Key components of the Affordable Care Act include:

Individual Mandate – Most US citizens and legal residents must purchase qualified health insurance or pay a tax to the Internal Revenue Service.

Employer Mandate – Employer groups, that generally have greater than 50 full-time employees (including full-time equivalents), are defined as “applicable large employers” and must either offer affordable, qualified health insurance to their staff or pay a tax to the Internal Revenue Service.

Community rating – For fully-insured plans with 100 or fewer employees, insurers are required to base their premium rates off of four factors: member age, geography, family size and tobacco usage.  The ratio of highest to lowest rate cannot be greater than three to one.  Insurers are prohibited from basing premiums on a member’s health status or gender.

Reporting and notifications – There are a myriad of notice requirements under the Affordable Care Act.  These include:

  • Marketplace notice – Provided to employees notifying them of the existence of the federal insurance exchange and the possibility they may qualify for premium assistance.
  • IRS Form 1095-B – This form informs the employee whether or not they were insured by a plan that included the essential benefits under the ACA.
  • IRS Form 1095-C – This form informs the employee whether or not their employer made to them a “qualifying offer” of affordable health insurance.
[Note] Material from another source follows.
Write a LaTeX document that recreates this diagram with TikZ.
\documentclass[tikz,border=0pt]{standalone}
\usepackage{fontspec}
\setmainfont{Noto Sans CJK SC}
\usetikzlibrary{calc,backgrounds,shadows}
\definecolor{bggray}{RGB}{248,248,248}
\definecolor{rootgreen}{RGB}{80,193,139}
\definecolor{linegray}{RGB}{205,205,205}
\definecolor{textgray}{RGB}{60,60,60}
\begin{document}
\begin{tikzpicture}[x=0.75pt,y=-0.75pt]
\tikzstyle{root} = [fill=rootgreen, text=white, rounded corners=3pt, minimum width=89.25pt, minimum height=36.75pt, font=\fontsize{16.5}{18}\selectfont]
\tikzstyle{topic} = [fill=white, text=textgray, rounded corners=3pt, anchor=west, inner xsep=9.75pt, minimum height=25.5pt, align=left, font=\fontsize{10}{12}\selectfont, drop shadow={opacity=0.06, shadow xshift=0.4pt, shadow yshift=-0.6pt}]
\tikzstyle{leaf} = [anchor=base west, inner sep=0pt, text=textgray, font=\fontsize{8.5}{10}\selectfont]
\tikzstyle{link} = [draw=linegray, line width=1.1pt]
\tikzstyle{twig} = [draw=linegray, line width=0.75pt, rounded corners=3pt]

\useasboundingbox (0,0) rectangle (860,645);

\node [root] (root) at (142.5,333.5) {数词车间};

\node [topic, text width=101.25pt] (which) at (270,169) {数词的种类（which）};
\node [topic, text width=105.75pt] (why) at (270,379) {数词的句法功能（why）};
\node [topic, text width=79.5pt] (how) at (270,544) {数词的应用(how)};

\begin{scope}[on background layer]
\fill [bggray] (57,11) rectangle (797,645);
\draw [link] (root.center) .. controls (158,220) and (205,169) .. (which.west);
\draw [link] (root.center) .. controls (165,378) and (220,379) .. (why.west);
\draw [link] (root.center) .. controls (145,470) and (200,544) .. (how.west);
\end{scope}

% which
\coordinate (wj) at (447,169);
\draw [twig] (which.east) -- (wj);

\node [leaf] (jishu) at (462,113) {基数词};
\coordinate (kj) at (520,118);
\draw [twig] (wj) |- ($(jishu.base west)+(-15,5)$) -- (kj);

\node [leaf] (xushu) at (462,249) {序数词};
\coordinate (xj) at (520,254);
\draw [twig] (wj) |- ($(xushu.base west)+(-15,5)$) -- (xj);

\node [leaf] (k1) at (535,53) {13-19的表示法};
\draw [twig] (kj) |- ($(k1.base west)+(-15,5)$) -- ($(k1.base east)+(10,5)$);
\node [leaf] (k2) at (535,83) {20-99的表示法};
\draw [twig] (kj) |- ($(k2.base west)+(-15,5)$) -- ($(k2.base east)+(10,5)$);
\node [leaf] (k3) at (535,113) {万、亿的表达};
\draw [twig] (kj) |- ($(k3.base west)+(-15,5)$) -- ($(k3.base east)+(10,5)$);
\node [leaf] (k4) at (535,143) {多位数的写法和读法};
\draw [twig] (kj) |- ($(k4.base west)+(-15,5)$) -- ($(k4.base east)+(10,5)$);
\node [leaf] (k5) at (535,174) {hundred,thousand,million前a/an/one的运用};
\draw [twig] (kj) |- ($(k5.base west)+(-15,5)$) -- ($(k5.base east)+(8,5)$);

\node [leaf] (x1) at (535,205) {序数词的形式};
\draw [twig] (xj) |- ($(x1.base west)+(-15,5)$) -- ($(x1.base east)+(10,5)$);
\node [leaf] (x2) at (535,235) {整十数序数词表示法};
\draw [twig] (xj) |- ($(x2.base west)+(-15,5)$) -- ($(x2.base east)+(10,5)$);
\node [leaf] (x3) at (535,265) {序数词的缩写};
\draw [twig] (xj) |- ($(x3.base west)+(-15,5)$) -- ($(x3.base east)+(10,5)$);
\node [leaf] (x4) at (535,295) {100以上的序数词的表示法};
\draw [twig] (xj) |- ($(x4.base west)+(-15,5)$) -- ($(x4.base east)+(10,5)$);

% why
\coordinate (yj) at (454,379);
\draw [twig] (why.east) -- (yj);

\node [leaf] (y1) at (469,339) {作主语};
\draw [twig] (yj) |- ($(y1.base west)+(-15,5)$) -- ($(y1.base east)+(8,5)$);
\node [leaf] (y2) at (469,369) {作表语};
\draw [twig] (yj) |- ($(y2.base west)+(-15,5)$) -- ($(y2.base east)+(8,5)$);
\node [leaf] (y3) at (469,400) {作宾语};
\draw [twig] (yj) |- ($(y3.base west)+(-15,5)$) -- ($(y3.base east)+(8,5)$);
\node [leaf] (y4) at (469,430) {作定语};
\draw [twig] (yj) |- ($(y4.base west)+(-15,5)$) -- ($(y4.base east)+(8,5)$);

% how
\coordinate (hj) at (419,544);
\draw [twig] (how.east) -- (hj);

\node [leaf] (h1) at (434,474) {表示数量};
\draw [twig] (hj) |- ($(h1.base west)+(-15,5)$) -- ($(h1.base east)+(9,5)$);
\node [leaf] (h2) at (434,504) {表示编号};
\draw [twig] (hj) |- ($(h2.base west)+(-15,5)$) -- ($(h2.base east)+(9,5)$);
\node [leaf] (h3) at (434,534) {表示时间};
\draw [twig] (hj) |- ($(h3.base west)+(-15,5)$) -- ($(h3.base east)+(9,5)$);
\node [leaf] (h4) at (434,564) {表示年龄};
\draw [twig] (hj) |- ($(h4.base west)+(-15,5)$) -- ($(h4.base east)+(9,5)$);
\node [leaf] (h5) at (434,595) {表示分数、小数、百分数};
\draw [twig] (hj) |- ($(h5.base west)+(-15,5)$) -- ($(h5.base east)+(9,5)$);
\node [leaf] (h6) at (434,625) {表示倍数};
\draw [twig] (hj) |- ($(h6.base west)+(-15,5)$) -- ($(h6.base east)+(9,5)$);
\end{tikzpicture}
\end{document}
Additional Taxes – The ACA has (or will) institute a number of additional taxes.  These include:

  • Individual Mandate -  For failing to purchase qualified health insurance, a person will pay the greater of $695.00 per adult and $347.50 per child (up to $2,085 for a family), or 2.5% of family income.
  • Employer Mandate – For failing to provide affordable health insurance to its full-time employees, Applicable Large Employers pay the lesser of $3,000 per full-time employee receiving premium assistance, or $2,000 per full-time employee (minus the first 30).
  • Patient-Centered Outcomes Research Institute (PCORI) tax funds comparative effectiveness research.
  • “Cadillac Tax” – This is a permanent, non-deductible, annual tax beginning in 2018 on high-cost employer-sponsored health coverage. The tax is 40% of the cost of health coverage that exceeds predetermined threshold amounts.